The duplicity of this ‘outrage’ on the part of government, however, is well-illustrated by the now well-known fact that congress, along with Obama and Geithner themselves, specifically allowed these bonuses to happen via a Chris Dodd-authored amendment to the stimulus bill.
The question, then, asked by many over the past several days, is who in their right mind would want to do business with Obama’s government after witnessing the AIG carnage? Perhaps a better question: how does the government expect to encourage the private sector to team up with it after it has demonstrated that it can and will do whatever it wants to its ‘partners’ without regard for contract law and, arguably, the Constitution? Regardless of its assurances to the contrary, there is nothing in this government’s recent history to suggest it would not do exactly the same thing again.
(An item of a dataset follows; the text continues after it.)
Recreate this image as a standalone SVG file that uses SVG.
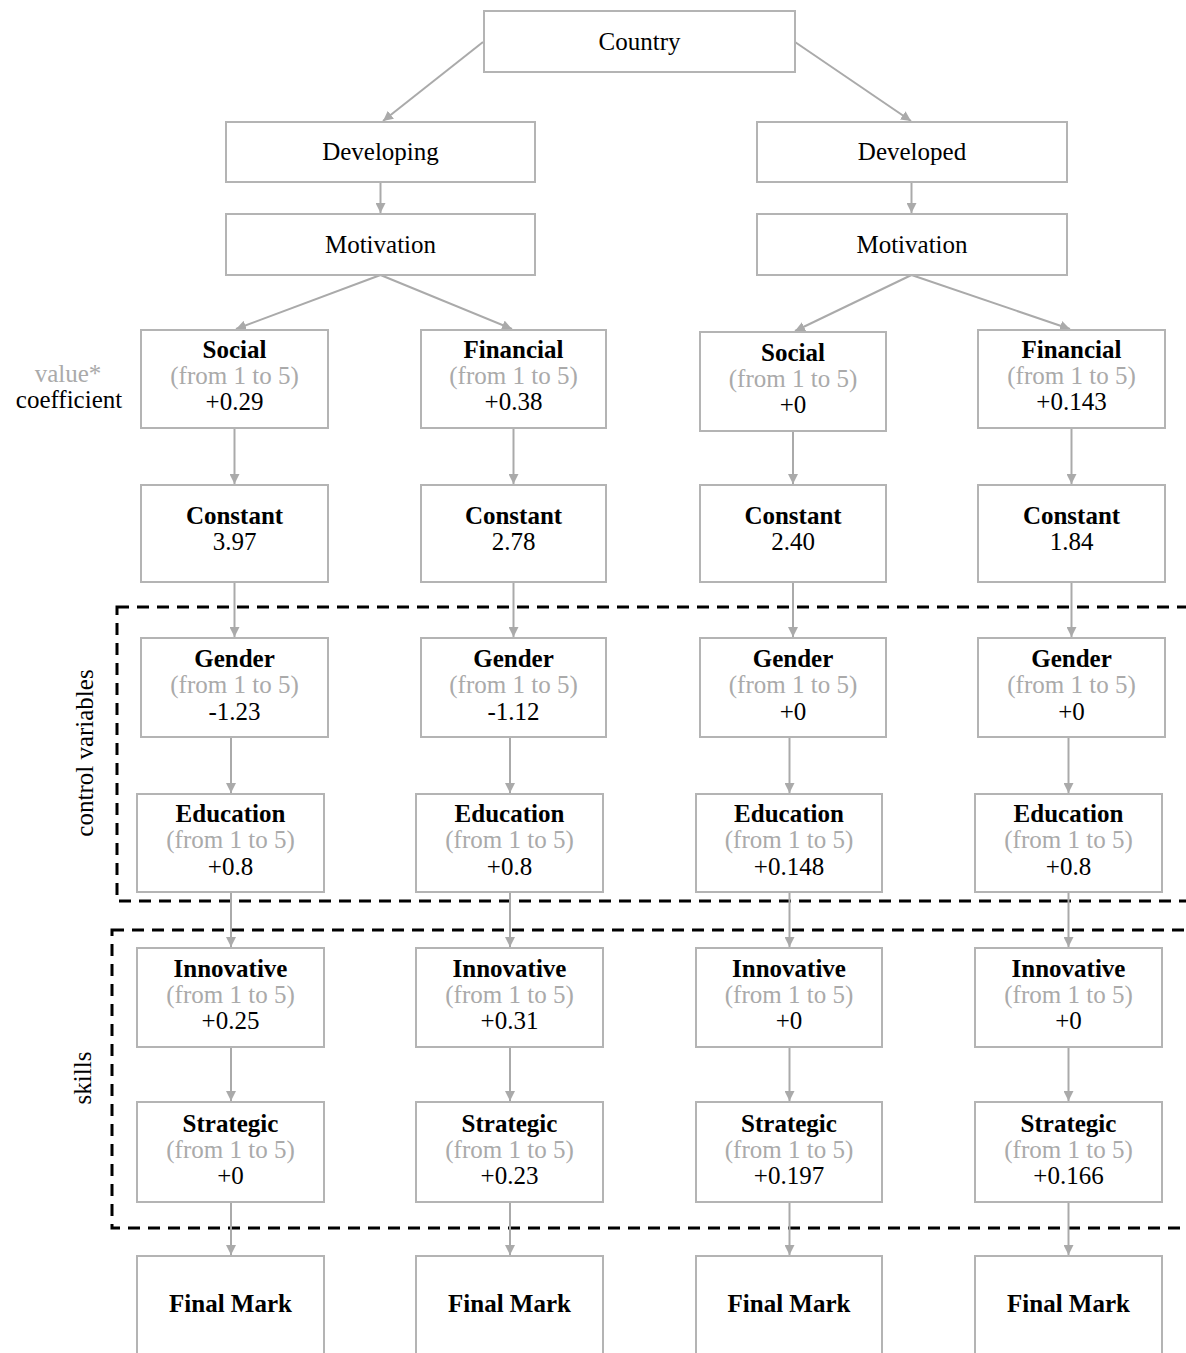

On tonight’s Hannity show, Dick Morris’s take on this was that he thinks Obama wants and expects the plan to fail. The reason that Geithner is the frontman on this, he says, is simply to be the fall guy so that when the plan does fail, Obama can jump in and say ‘we tried’, fire Geithner, and then use the ongoing - and probably still deepening - economic crisis as reason to go after what he really wants, which according to Morris is complate nationalization of the banking system in order to realize his dream of a socialized economy.
OK….Generally speaking, I’m lukewarm on Morris, but there are two things in his favor here:
- He has a sharp political mind, and by that I mean he knows how the sleazy, backroom-deal side of politics is played.
- He is not known to be a conspiracy theorist.
I think Morris’ comments on this more than anything go to illustrate the deep distrust that many of us have of this president, his administration, and congress. However it is the sheer number of things destructive to our country, our financial system, and our way of life that Obama has done, tried to do, is doing right now, or has proposed over the past three months that make Morris’ opinion seem not only not that far-fetched, but actually quite feasible.
Personally, Ill be more surprised if Morris’ scenario doesn’t come to pass than if it does.